The facts are stark: The world simply isn't warming as Al Gore and his pet
scientists said.
That's why 31,000 other scientists, including world figures such as physicist
Prof Freeman Dyson, atmospheric physicist Prof Richard Lindzen and climate
scientist Prof Fred Singer, issued a joint letter last month warning governments
not to jump on board the global warming bandwagon.
"There is no convincing scientific evidence that human release of carbon
dioxide, methane, or other greenhouse gases is causing or will, in the
foreseeable future, cause catastrophic heating of the earth's atmosphere and
disruption of the earth's climate."
That's why Ivar Glaever, who won a Nobel Prize for Physics, this month declared
"I am a sceptic", because "we don't really know what the actual effect on the
climate is".
And it's why the American Physical Society this month said "there is a
considerable presence within the scientific community of people who do not agree
with the (Intergovernmental Panel on Climate Change) conclusion that
anthropogenic CO2 emissions are very probably likely to be primarily responsible
for the global warming that has occurred since the Industrial Revolution."

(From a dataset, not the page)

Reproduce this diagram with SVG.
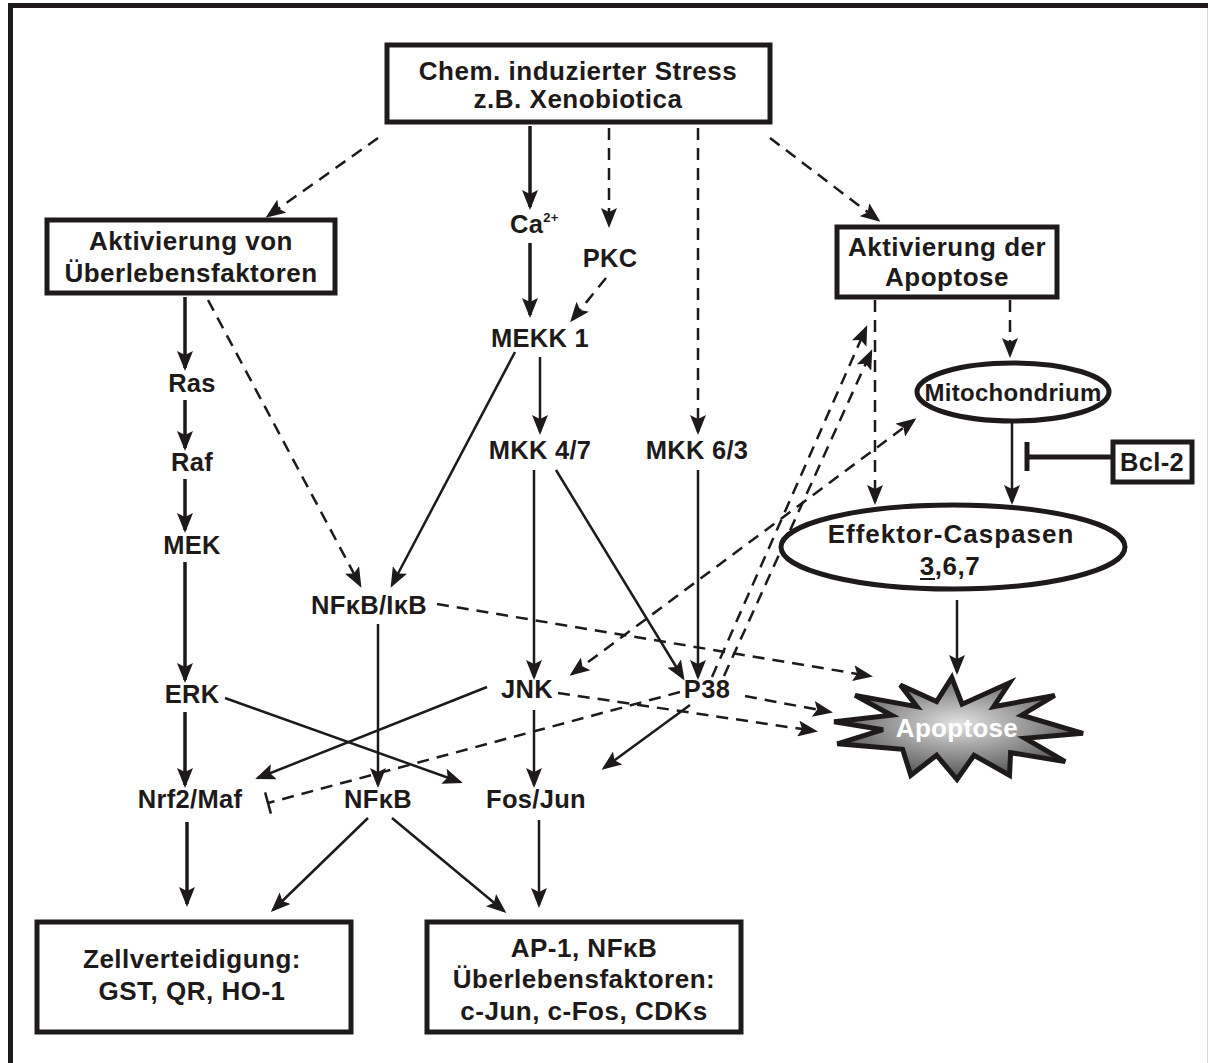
<svg xmlns="http://www.w3.org/2000/svg" width="1208" height="1063" viewBox="0 0 1208 1063">
<style>
.t{font-family:"Liberation Sans",Arial,sans-serif;font-weight:bold;font-size:25.5px;letter-spacing:0.3px;fill:#1e1a1a;text-anchor:middle}
.bx{font-size:26px;letter-spacing:0.5px}
.box{fill:#fff;stroke:#1e1a1a;stroke-width:5}
.ell{fill:#fff;stroke:#1e1a1a;stroke-width:5}
.s{fill:none;stroke:#1e1a1a;stroke-width:3.5}
.n{fill:none;stroke:#1e1a1a;stroke-width:2.5}
.d{fill:none;stroke:#1e1a1a;stroke-width:2.5;stroke-dasharray:12 8}
.a{marker-end:url(#ah)}
</style>
<defs>
<marker id="ah" markerUnits="userSpaceOnUse" markerWidth="22" markerHeight="16" refX="17" refY="8" orient="auto">
<path d="M0,0 L20,8 L0,16 L4,8 z" fill="#1e1a1a"/>
</marker>
<marker id="ahs" markerUnits="userSpaceOnUse" markerWidth="22" markerHeight="16" refX="3" refY="8" orient="auto">
<path d="M20,0 L0,8 L20,16 L16,8 z" fill="#1e1a1a"/>
</marker>
<radialGradient id="sg" cx="50%" cy="45%" r="60%">
<stop offset="0" stop-color="#e2e2e2"/>
<stop offset="0.45" stop-color="#9a9a9a"/>
<stop offset="1" stop-color="#454545"/>
</radialGradient>
</defs>
<rect width="1208" height="1063" fill="#fff"/>
<g id="frame">
<line x1="8" y1="5.5" x2="1208" y2="5.5" stroke="#1e1a1a" stroke-width="5"/>
<line x1="10.5" y1="3" x2="10.5" y2="1063" stroke="#1e1a1a" stroke-width="5"/>
<line x1="1207.5" y1="8" x2="1207.5" y2="1063" stroke="#d8d8d8" stroke-width="1"/>
</g>
<g id="connectors">
<line class="d a" x1="378" y1="138" x2="268" y2="216"/>
<line class="s a" x1="530" y1="126" x2="530" y2="207"/>
<line class="d a" x1="609" y1="128" x2="609" y2="225"/>
<line class="d a" x1="698" y1="128" x2="698" y2="432"/>
<line class="d a" x1="770" y1="138" x2="878" y2="220"/>
<line class="s a" x1="530" y1="243" x2="530" y2="315"/>
<line class="d a" x1="606" y1="278" x2="572" y2="320"/>
<line class="s a" x1="185" y1="297" x2="185" y2="368"/>
<line class="s a" x1="185" y1="400" x2="185" y2="448"/>
<line class="s a" x1="185" y1="479" x2="185" y2="530"/>
<line class="s a" x1="185" y1="562" x2="185" y2="680"/>
<line class="s a" x1="185" y1="712" x2="185" y2="785"/>
<line class="s a" x1="187" y1="822" x2="187" y2="904"/>
<line class="d a" x1="208" y1="300" x2="360" y2="585"/>
<line class="n a" x1="515" y1="352" x2="392" y2="585"/>
<line class="n a" x1="378" y1="624" x2="378" y2="785"/>
<line class="d a" x1="437" y1="604" x2="870" y2="676"/>
<line class="n a" x1="540" y1="357" x2="540" y2="432"/>
<line class="n a" x1="534" y1="470" x2="534" y2="677"/>
<line class="n a" x1="556" y1="470" x2="683" y2="678"/>
<line class="n a" x1="698" y1="470" x2="698" y2="677"/>
<line class="d a" x1="712" y1="677" x2="866" y2="328"/>
<line class="d a" x1="724" y1="676" x2="871" y2="352"/>
<line class="d a" x1="572" y1="674" x2="914" y2="420" marker-start="url(#ahs)"/>
<line class="d a" x1="558" y1="693" x2="815" y2="731"/>
<line class="d a" x1="745" y1="696" x2="830" y2="712"/>
<line class="n a" x1="487" y1="687" x2="258" y2="778"/>
<line class="n a" x1="225" y1="698" x2="460" y2="782"/>
<line class="d" x1="680" y1="692" x2="268" y2="803"/>
<line class="n" x1="265.1" y1="792.4" x2="270.9" y2="813.6"/>
<line class="n a" x1="534" y1="710" x2="534" y2="785"/>
<line class="n a" x1="690" y1="705" x2="604" y2="768"/>
<line class="n a" x1="368" y1="818" x2="273" y2="910"/>
<line class="n a" x1="392" y1="818" x2="504" y2="911"/>
<line class="n a" x1="539" y1="820" x2="539" y2="905"/>
<line class="d a" x1="875" y1="300" x2="875" y2="502"/>
<line class="d a" x1="1010" y1="300" x2="1010" y2="355"/>
<line class="n a" x1="1012" y1="423" x2="1012" y2="502"/>
<line fill="none" stroke="#1e1a1a" stroke-width="5" x1="1113" y1="457" x2="1027" y2="457"/>
<line fill="none" stroke="#1e1a1a" stroke-width="5" x1="1027" y1="442" x2="1027" y2="471"/>
<line class="n a" x1="957" y1="600" x2="957" y2="672"/>
</g>
<g id="stress">
<rect class="box" x="387" y="45" width="383" height="77"/>
<text class="t bx" x="578" y="80">Chem. induzierter Stress</text>
<text class="t bx" x="578" y="108">z.B. Xenobiotica</text>
</g>
<g id="ueberleben">
<rect class="box" x="47" y="220" width="288" height="73"/>
<text class="t bx" x="191" y="250">Aktivierung von</text>
<text class="t bx" x="191" y="282">Überlebensfaktoren</text>
</g>
<g id="apoptose-akt">
<rect class="box" x="837" y="227" width="220" height="70"/>
<text class="t bx" x="947" y="256">Aktivierung der</text>
<text class="t bx" x="947" y="286">Apoptose</text>
</g>
<g id="ca"><text class="t" x="510" y="233" style="text-anchor:start">Ca<tspan dy="-11" font-size="13">2+</tspan></text></g>
<g id="pkc"><text class="t" x="610" y="267">PKC</text></g>
<g id="mekk1"><text class="t" x="540" y="347">MEKK 1</text></g>
<g id="mkk47"><text class="t" x="540" y="459">MKK 4/7</text></g>
<g id="mkk63"><text class="t" x="697" y="459">MKK 6/3</text></g>
<g id="ras"><text class="t" x="192" y="392">Ras</text></g>
<g id="raf"><text class="t" x="192" y="471">Raf</text></g>
<g id="mek"><text class="t" x="192" y="554">MEK</text></g>
<g id="erk"><text class="t" x="192" y="703">ERK</text></g>
<g id="nrf2"><text class="t" x="190" y="808">Nrf2/Maf</text></g>
<g id="nfkbikb"><text class="t" x="369" y="614">NFκB/IκB</text></g>
<g id="nfkb"><text class="t" x="378" y="808">NFκB</text></g>
<g id="jnk"><text class="t" x="527" y="698">JNK</text></g>
<g id="p38"><text class="t" x="707" y="698">P38</text></g>
<g id="fosjun"><text class="t" x="536" y="808">Fos/Jun</text></g>
<g id="mito">
<ellipse class="ell" cx="1013" cy="392" rx="96" ry="29"/>
<text class="t" x="1013" y="401" style="font-size:24px">Mitochondrium</text>
</g>
<g id="bcl2">
<rect class="box" x="1113" y="442" width="79" height="40"/>
<text class="t" x="1152" y="471">Bcl-2</text>
</g>
<g id="caspasen">
<ellipse class="ell" cx="953" cy="547" rx="172" ry="42"/>
<text class="t" x="951" y="543" style="font-size:26px;letter-spacing:1px">Effektor-Caspasen</text>
<text class="t" x="950" y="575" style="font-size:26px;letter-spacing:0.5px">3,6,7</text>
<line x1="920" y1="579" x2="935" y2="579" stroke="#1e1a1a" stroke-width="2"/>
</g>
<g id="apoptose">
<polygon points="951.8,677.6 962.1,704.2 1009.5,682.8 993.6,706.7 1054.7,695.4 1021.6,715.2 1083,733.3 1025,738.2 1065.2,761.6 1010.6,752.7 1009.5,775.3 974,755.2 957,779.5 936.6,755.2 910.8,775.3 902.6,749.3 837.3,743.8 883,729.7 834.1,721.7 891.5,715.2 855.1,695.4 917,706.7 900.3,684.9 936.6,701.6" fill="url(#sg)" stroke="#1e1a1a" stroke-width="5" stroke-linejoin="miter"/>
<text class="t" x="957" y="737" style="font-size:26px;fill:#fff">Apoptose</text>
</g>
<g id="zellverteidigung">
<rect class="box" x="37" y="922" width="314" height="110"/>
<text class="t bx" x="192" y="968">Zellverteidigung:</text>
<text class="t bx" x="192" y="1000">GST, QR, HO-1</text>
</g>
<g id="ueberlebensfaktoren">
<rect class="box" x="427" y="922" width="314" height="110"/>
<text class="t bx" x="584" y="957">AP-1, NFκB</text>
<text class="t bx" x="584" y="988">Überlebensfaktoren:</text>
<text class="t bx" x="584" y="1020">c-Jun, c-Fos, CDKs</text>
</g>
</svg>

So let me go through my seven graphs that help to explain why even Nobel Prize
winners question what Rudd keeps claiming -- that man is warming the world, and
dangerously.
The main graph is from the Hadley Centre of Britain's Meteorological Office and
one of the four bodies measuring world temperature.
As you see, since 1998 -- an unusually warm year thanks to the "El Nino" pool of
warmer water in the Pacific -- the world's temperature dropped back to a steady
plateau, followed by a few years of cooling.
The second graph confirms both the halt in warming, and then cooling. It's from
another of those four bodies, the University of Alabama in Huntsville, which
monitors the troposphere -- from the ground to 12km altitude.
Only one of the four, in fact, claims temperatures are still rising. That's
NASA, whose program is run by Dr James Hanson, Al Gore's global warming adviser
and a controversial catastrophist whose team's reworking of data has been
heavily criticised for exaggerating any heating.
But before I go on, a caveat: This recent cooling doesn't disprove the theory
that man is warming the world.
Ten years is too short to be sure of a trend. Natural factors may for now be
countering the effect of our gases.
Then again, the theory that man has warmed the world is based on a rise in
temperature over a period that's not much longer -- from just 1975 to 1998.
And the computer climate models that scientists use to predict catastrophic
warming a century from now somehow never predicted a cooling that's happening
right now.
And these are the models the government is betting on with our jobs and cash.
The third graph shows another surprise those models never predicted: the seas
have stopped rising.
The waters have crept up for at least 150 years, since the world started to thaw
from the Little Ice Age, and well before any likely man-made warming.
But the climate models predicted that a big rise in emissions from all those
cars, power plants and factories since World War II would cause an equally big
rise in the seas, swelling them as much as 59cm by 2100.
This wasn't scary enough for alarmists like Al Gore, though, who claimed whole
cities could in fact be drowned under 6m of ocean.
But the satellites that have checked sea levels since 1992 find the seas have
instead fallen over the past two years. Again, this could be a blip. But it
isn't what the models predicted.
The fourth graph seems to confirm a cooling. Forget media scares about a melting
North Pole; sea ice has grown so fast in the southern hemisphere there is now
more ice in the world than is usual, says the US National Oceanic and
Atmospheric Administration.
Graph five punctures another scare. No, global warming hasn't given us more
cyclones - or more tornadoes or hurricanes anywhere. Nor is their proof that
cyclones are getting worse, says the American Meteorological Society.
And warming hasn't stopped rain, either, despite media hype about a
"one-in-a-100 year drought". See the Bureau of Meteorology records in graph six.
It's just bad luck that the fickle rain now tends to fall where it's not needed
most.
And, please, can we drop that old fiction that the world was never warmer? It's
a false claim made popular by a 2001 report of the IPCC, the United Nations'
climate group, which ran a graph, shaped like a hockey stick, claiming there was
no warming for millennia until humans last century gassed up their world.
In fact, that "hockey stick" is now discredited, and last year Dr Craig Loehle,
of the US National Council for Air and Stream Improvement, argued that using
tree rings to work out past temperatures was clearly unreliable.
He instead produced a graph - No. 7 - of past temperatures using all other
accepted proxies.
You see his results (which for statistical reasons stop at 1935): they show
humans lived through a medieval period that was warmer than even today. This was
a period that historical accounts confirm was so warm that Greenland farmers
grew crops on
land now under snow, and British ones grew grapes.
But I repeat: the world may yet warm again, and soon, although scientists at
Leibnitz Institute and Max Planck Institute last month predicted it won't for at
least another decade. If at all, say solar experts worried by a lack of sun spots.
But even if none of my graphs disproves the theory that man is causing dangerous
warming, they should at least make you pause.
They should at least make you open to other theories of climate change, like
that of Dr Henrik Svensmark, head of Denmark's Centre for Sun-Climate Research,
who thinks changes in cosmic rays, which affect clouds, may explain much of the
recent warming. And now the cooling, too.
But, above all, when that man with the sandwich board comes tugging at your
sleeve again, shouting, "Quick, help me save the world - or die", hang on to
your wallet, friend.
Give that urger my seven graphs instead, and ask him how many more years of no
warming will it take before he admits it really is too soon to panic.